L’India, l’Europa e il nuovo disordine globale

09 Settembre 2025
Il blocco delle autocrazie ha incassato a Tianjin un duplice dividendo: uno politico, l’altro simbolico. Politico perché l’India – la più popolosa delle democrazie asiatiche – ha preso posto accanto a Cina, Russia e ai regimi illiberali dell’Iran e dell’Asia centrale. Simbolico perché il “Sud globale” si è presentato come il nuovo custode dell’ordine post-Yalta, protagonista di una riscrittura della storia alternativa all’egemonia occidentale.
Ma la forma non fa la sostanza: la SCO resta un organismo eterogeneo, privo della coesione e della forza che la Nato ha consolidato in ottant’anni di storia. Ma la presenza della più grande democrazia dell’Asia, l’India, dimostra il potere di attrazione dei regimi regionali.
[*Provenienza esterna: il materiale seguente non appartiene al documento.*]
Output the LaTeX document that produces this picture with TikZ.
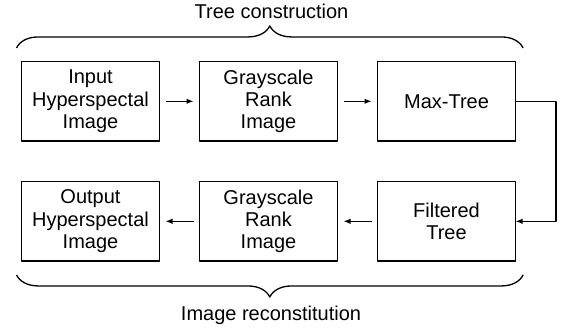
\documentclass[tikz,border=0pt]{standalone}
\usepackage{fontspec}
\setmainfont{Liberation Sans}
\usetikzlibrary{positioning}
\usetikzlibrary{calc}
\usetikzlibrary{arrows.meta, positioning, decorations.pathreplacing}

\tikzset{
  stage/.style={draw, line width=1.3pt, minimum width=138pt, minimum height=79.3pt,
    align=center, inner sep=0pt, outer sep=0pt, font=\fontsize{20}{22.3}\selectfont},
  flow/.style={-{Latex[length=7pt,width=5.5pt]}, line width=1.3pt},
  curly/.style={decorate, decoration={brace, amplitude=22pt}, line width=1.3pt},
  caption/.style={anchor=base, font=\fontsize{20}{24}\selectfont}
}

\begin{document}
\begin{tikzpicture}[x=1pt, y=1pt, line join=round]
            \useasboundingbox (0,0) rectangle (561,330);

            % tree construction row
            \node[stage] (input) at (90.5,228.7) {Input\\Hyperspectal\\Image};
            \node[stage, right=40pt of input] (rankin) {Grayscale\\Rank\\Image};
            \node[stage, right=40pt of rankin] (maxtree) {Max-Tree};

            % reconstitution row
            \node[stage, below=40.7pt of maxtree] (filtered) {Filtered\\Tree};
            \node[stage, left=40pt of filtered] (rankout) {Grayscale\\Rank\\Image};
            \node[stage, left=40pt of rankout] (output) {Output\\Hyperspectal\\Image};

            % arrows between stages
            \draw[flow, shorten <=6pt, shorten >=6pt] (input) -- (rankin);
            \draw[flow, shorten <=6pt, shorten >=6pt] (rankin) -- (maxtree);
            \draw[flow, shorten <=6pt, shorten >=6pt] (filtered) -- (rankout);
            \draw[flow, shorten <=6pt, shorten >=6pt] (rankout) -- (output);

            % loop down from max-tree to filtered tree
            \coordinate (turn) at ($(maxtree.east)+(40.5,0)$);
            \draw[flow] (maxtree.east) -- (turn) |- (filtered.east);

            % braces and captions
            \draw[curly] ($(input.north west)+(-5,13.7)$) -- ($(maxtree.north east)+(7.6,13.7)$);
            \node[caption] (topcap) at (271.5,311) {Tree construction};
            \draw[curly] ($(filtered.south east)+(7.6,-14)$) -- ($(output.south west)+(-5,-14)$);
            \node[caption] (botcap) at (271,10) {Image reconstitution};
        \end{tikzpicture}
\end{document}
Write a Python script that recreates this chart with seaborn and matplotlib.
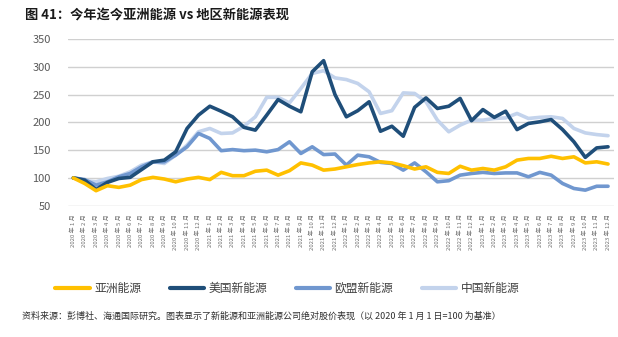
import numpy as np
import pandas as pd
import matplotlib
matplotlib.use("Agg")
import matplotlib.pyplot as plt
import seaborn as sns
from matplotlib.lines import Line2D

# ---- data ----
months = [f"{y} 年 {m} 月" for y in (2020, 2021, 2022, 2023) for m in range(1, 13)]

asia = [100, 90, 77, 86, 83, 87, 97, 101, 98, 93, 98, 101,
        97, 110, 104, 104, 112, 114, 105, 113, 127, 123, 114, 116,
        120, 124, 127, 129, 127, 122, 116, 120, 110, 108, 121, 114,
        117, 114, 120, 132, 135, 135, 139, 135, 138, 127, 129, 125]
us = [100, 96, 79, 92, 99, 101, 115, 129, 132, 147, 189, 213,
      229, 220, 210, 191, 186, 213, 241, 229, 219, 291, 311, 250,
      210, 221, 237, 184, 193, 175, 227, 244, 225, 229, 243, 203,
      223, 209, 220, 187, 198, 201, 205, 187, 165, 137, 154, 156]
europe = [100, 97, 87, 93, 102, 108, 120, 129, 129, 141, 156, 180,
          171, 149, 151, 149, 150, 147, 151, 165, 144, 156, 142, 143,
          123, 141, 138, 128, 126, 114, 127, 111, 93, 95, 105, 108,
          110, 108, 109, 109, 102, 110, 105, 90, 81, 78, 85, 85]
china = [100, 95, 93, 99, 103, 111, 123, 129, 126, 141, 159, 183,
         189, 180, 181, 193, 210, 245, 245, 235, 261, 288, 293, 280,
         277, 270, 255, 216, 221, 253, 252, 237, 204, 183, 195, 204,
         204, 207, 208, 216, 207, 209, 210, 207, 189, 181, 178, 176]

series_names = ["亚洲能源", "美国新能源", "欧盟新能源", "中国新能源"]
yticks = [50, 100, 150, 200, 250, 300, 350]

df = pd.concat([
    pd.DataFrame({"idx": range(len(months)), "value": vals, "series": name})
    for name, vals in zip(series_names, [asia, us, europe, china])
], ignore_index=True)

colors = {"亚洲能源": "#FFC000", "美国新能源": "#1F4E79",
          "欧盟新能源": "#7097CF", "中国新能源": "#C3D3EC"}

sns.set_theme(style="white")
plt.rcParams["font.family"] = ["Noto Sans CJK SC", "DejaVu Sans"]

fig = plt.figure(figsize=(6.18, 3.37), dpi=100)
ax = fig.add_axes([0.1094, 0.3896, 0.8837, 0.4947])

order_draw = ["中国新能源", "欧盟新能源", "美国新能源", "亚洲能源"]
sns.lineplot(data=df, x="idx", y="value", hue="series", hue_order=order_draw,
             palette=colors, linewidth=2.6, ax=ax, legend=False, sort=False)

ax.set_xlim(-0.5, len(months) - 0.5)
ax.set_ylim(50, 350)
ax.set_yticks(yticks)
ax.set_yticklabels([str(t) for t in yticks], fontsize=8, color="#595959")
ax.yaxis.grid(True, color="#D0D0D0", linewidth=1.0)
ax.xaxis.grid(False)
ax.set_xticks(range(len(months)))
ax.set_xticklabels(months, rotation=90, fontsize=4.3, color="#707070")
ax.tick_params(axis="y", length=0, pad=12)
ax.tick_params(axis="x", length=0, pad=6)
for s in ax.spines.values():
    s.set_visible(False)
ax.set_xlabel("")
ax.set_ylabel("")

handles = [Line2D([0], [0], color=colors[n], lw=3) for n in series_names]
fig.legend(handles, series_names, loc="center", bbox_to_anchor=(0.465, 0.145),
           ncol=4, frameon=False, fontsize=8.5, handlelength=2.9, columnspacing=2.4,
           handletextpad=0.4, labelcolor="#404040")

fig.text(0.04, 0.955, "图 41：今年迄今亚洲能源 vs 地区新能源表现", fontsize=9.5,
         fontweight="bold", color="#1a1a1a", va="center", ha="left")
fig.text(0.036, 0.062,
         "资料来源：彭博社、海通国际研究。图表显示了新能源和亚洲能源公司绝对股价表现（以 2020 年 1 月 1 日=100 为基准）",
         fontsize=6.5, color="#303030", va="center", ha="left")

fig.savefig("out.png", dpi=100)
Il primo ministro Modi ha evitato la parata militare di Pechino e, pochi giorni prima, aveva incontrato il premier giapponese a Tokyo. La sua visita a Tianjin mette in luce un equilibrio precario: diffidente verso Pechino, l’India funge da ponte tra mondi in conflitto, oscillando tra interessi multipolari e prudenza diplomatica.
La ragione di questo scarto non va cercata a Pechino, ma a Washington. L’America di Donald Trump si muove in modo erratico, prigioniera della sua base isolazionista. In Alaska ha offerto a Putin una tribuna insperata; con i dazi al 50% ha umiliato l’India, incrinando venticinque anni di diplomazia paziente, da Clinton a Bush. Non stupisce allora che Modi, ignorando le telefonate della Casa Bianca, si sia fatto vedere a Tianjin accanto a Putin, pur accompagnando quella stretta di mano con parole di pace sull’Ucraina. È il prezzo dell’unilateralismo: nel tentativo di soddisfare i MAGA, Trump rischia di spingere Delhi verso un multipolarismo che rafforza Pechino e legittima Mosca.
È qui che entra in gioco l’Europa. Dopo aver intuito, già al vertice di Anchorage, la traiettoria impressa da Washington, e dopo il rafforzamento del dialogo transatlantico, l’Unione comprende che la sua missione non si limita al contenimento della Russia tramite sanzioni e spese militari. La strategia europea di derisking nei confronti di Pechino non implica un disaccoppiamento radicale, ma la costruzione di un sistema di interdipendenze più sicuro e gestibile. In questo quadro, l’Europa può proporsi come ponte commerciale tra Stati Uniti e Cina, sfruttando la propria posizione geografica, i corridoi indoeuropei e la centralità del Mediterraneo.
Parallelamente, deve anche evitare che l’India scivoli progressivamente lontano dall’Occidente: non coltivando l’illusione di un’alleanza esclusiva, ma rafforzando un legame diplomatico ed economico che mantenga Nuova Delhi agganciata all’ecosistema occidentale, valorizzandone l’ambivalenza. L’Europa può aprire spazi di mercato che compensino i dazi americani, offrire investimenti in energia verde e tecnologie digitali, consolidare la cooperazione marittima nell’Oceano Indiano. In questo modo, può sostenere il “multi-allineamento” indiano senza pretenderne l’esclusività, dimostrando che l’Occidente, pur nella sua pluralità, resta in grado di agire in maniera concertata.
In questo quadro, un’Europa matura deve saper coniugare due missioni: contenere Mosca in Ucraina e connettere Delhi nell’Indo-Pacifico. Non si tratta di un obiettivo marginale, ma di un passaggio cruciale per evitare che la “maggioranza globale” evocata da Putin e Xi si trasformi in un blocco realmente alternativo. Ciò significa riconoscere che Pechino continuerà a muoversi nell’ambiguità, che Mosca sfrutterà la tribuna asiatica e che Nuova Delhi resterà l’ago della bilancia. Mantenere l’India agganciata non garantisce un’alleanza organica, ma può contribuire a preservare uno spazio di cooperazione con l’Occidente e a impedire che le autocrazie dettino da sole le regole del gioco internazionale.